The question, which I am rattling my brain about, is how.

Friday 22 September 2017

Tanzania leaves OGP: watershed moment?

Tanzania is leaving the Open Government Partnership (OGP). This was a country lauded by OGP itself to the extent that the initiatives Africa regional meeting was held there, even while its government closed down newspapers. An awkward contradiction. When I spoke to ordinary citizens there, this was a government that had not earned the trust of its people and arguably had no place at the OGP table. The lesson of Tanzania, therefore, is surely that an initiative like OGP has to have red lines, and that the currency of credibility is trust.

So what can we learn from this? I would argue that including recalcitrant countries within an initiative that is there to open up government to the people undermines that initiative itself, in turn arguably doing harm to that relationship by creating a form of whitewash that removes incentives for genuine reform. Therefore there should probably be fewer members of OGP but those who remain could inspire others. And there’s always a route back into OGP. Tanzania is in reverse gear but that’s not inevitably the future.

Change is messy

But this isn’t a purist argument either. No government in the world is perfect, as my own in the United Kingdom is so magnificently demonstrating at the moment. It’s fine to have a messy picture. At this meeting in South Africa I remember passionate, fiery but deeply cynical civil society activists lamenting the state of their own governance while OGP’s own Paul Maassen urged them to see OGP as a lever to exert pressure and to hold those elites to account. OGP can be a space for citizen-state contestation with chaos, collision and innovation on both sides.

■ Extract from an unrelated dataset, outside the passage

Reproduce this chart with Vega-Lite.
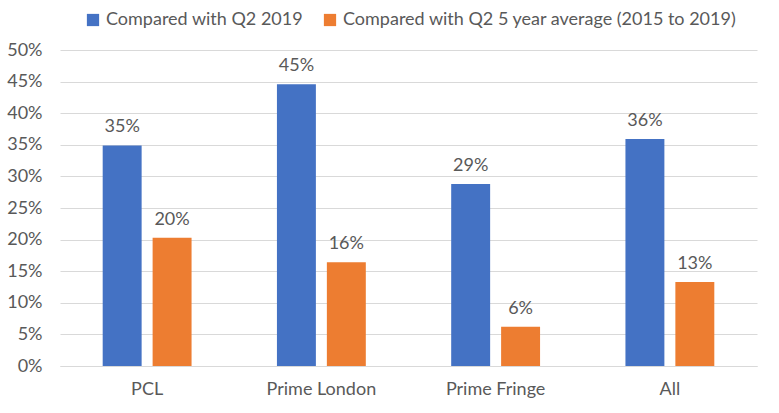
{
  "$schema": "https://vega.github.io/schema/vega-lite/v6.json",
  "width": 697,
  "height": 316,
  "autosize": {"type": "none"},
  "padding": {"left": 60, "top": 50, "right": 22, "bottom": 47},
  "background": "white",
  "config": {
    "font": "Lato",
    "view": {"stroke": null},
    "axis": {"labelFont": "Lato", "labelColor": "#595959", "labelFontSize": 18, "ticks": false, "title": null, "labelOverlap": false}
  },
  "data": {
    "values": [
      {"region": "PCL", "series": "Compared with Q2 2019", "value": 0.349, "label": "35%"},
      {"region": "PCL", "series": "Compared with Q2 5 year average (2015 to 2019)", "value": 0.203, "label": "20%"},
      {"region": "Prime London", "series": "Compared with Q2 2019", "value": 0.446, "label": "45%"},
      {"region": "Prime London", "series": "Compared with Q2 5 year average (2015 to 2019)", "value": 0.164, "label": "16%"},
      {"region": "Prime Fringe", "series": "Compared with Q2 2019", "value": 0.288, "label": "29%"},
      {"region": "Prime Fringe", "series": "Compared with Q2 5 year average (2015 to 2019)", "value": 0.062, "label": "6%"},
      {"region": "All", "series": "Compared with Q2 2019", "value": 0.359, "label": "36%"},
      {"region": "All", "series": "Compared with Q2 5 year average (2015 to 2019)", "value": 0.133, "label": "13%"}
    ]
  },
  "encoding": {
    "x": {
      "field": "region", "type": "nominal", "sort": null,
      "scale": {"paddingInner": 0.49, "paddingOuter": 0.245},
      "axis": {"labelAngle": 0, "labelPadding": 14, "domainColor": "#d9d9d9", "grid": false}
    },
    "xOffset": {
      "field": "series", "type": "nominal", "sort": null,
      "scale": {"paddingInner": 0.22, "paddingOuter": 0}
    },
    "y": {
      "field": "value", "type": "quantitative",
      "scale": {"domain": [0, 0.5], "nice": false},
      "axis": {"format": ".0%", "values": [0, 0.05, 0.1, 0.15, 0.2, 0.25, 0.3, 0.35, 0.4, 0.45, 0.5], "domain": false, "grid": true, "gridColor": "#d9d9d9", "labelPadding": 18}
    }
  },
  "layer": [
    {
      "mark": {"type": "bar"},
      "encoding": {
        "color": {
          "field": "series", "type": "nominal", "sort": null,
          "scale": {"range": ["#4472C4", "#ED7D31"]},
          "legend": {
            "title": null, "orient": "none", "legendX": 24, "legendY": -39,
            "direction": "horizontal", "symbolType": "square", "symbolSize": 150,
            "symbolStrokeWidth": 0, "symbolOpacity": 1,
            "labelFontSize": 18, "labelColor": "#595959", "labelFont": "Lato",
            "columnPadding": 17, "labelOffset": 4, "labelLimit": 500
          }
        }
      }
    },
    {
      "mark": {"type": "text", "baseline": "bottom", "dy": -9, "fontSize": 18, "color": "#595959", "font": "Lato"},
      "encoding": {"text": {"field": "label"}}
    }
  ]
}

That’s a perspective on power and its one that holds a lot of purchase, so long as there is sufficient civic space for that to happen.

Down with technocracy

At this week’s UN General Assembly Sanjay Pradhan, the CEO of the OGP, released a collection of essays themed on the essential role of trust. At the event EU Commissioner Timmermans, one of the more human of the Brussels political class, talked of citizens demanding their governments to do less talking about openness and more doing about it. As Gov says ‘trust me’ the citizen response is increasingly ‘show me’, he said. That sort of thinking is such a long way forward from the way those in the opengov community used to talk about it. I’m hopeful that the days of fetishising technology, lauding technocracy and placing faith in simplistic ‘feedback loops’ have now been replaced by serious analysis of the messy, contested way in which change in governance actually happens.

Watershed moment?

Because if it has, then Tanzania could be a watershed. Rather than despair at the withdrawal of a country that should probably never been a member because its polity was simply not ready, now could be the time to redouble efforts, but do so with eyes wide open. A lesson of Tanzania is to know what the red lines are: freedom of the press for example. And to apply those red lines. Another, as I was told by Amina in Dar es Salaam, is to measure the right things: like trust. Or legitimacy. Or justice. Not report cards. Nor projects. Nor activities. Trust is intangible, and there’s no app for that.

High stakes

So I hope Tanzania is that watershed. And while some more Governments should be shown the door, we should champion others who are joining OGP right now and those continuing to make real strides. OGP isn’t the be all and end all of everything, and there are other routes to improving governance. The SDGs for example. But it is a barometer of sorts and one worth supporting, not least as the crisis in State legitimacy is now leading us to some very dark places. People who do not trust their political class and feel marginalised reach for extremes. That’s human nature. One extremist now runs the most powerful country in the world. So this is high stakes, and it’s incumbent on us all to pull together.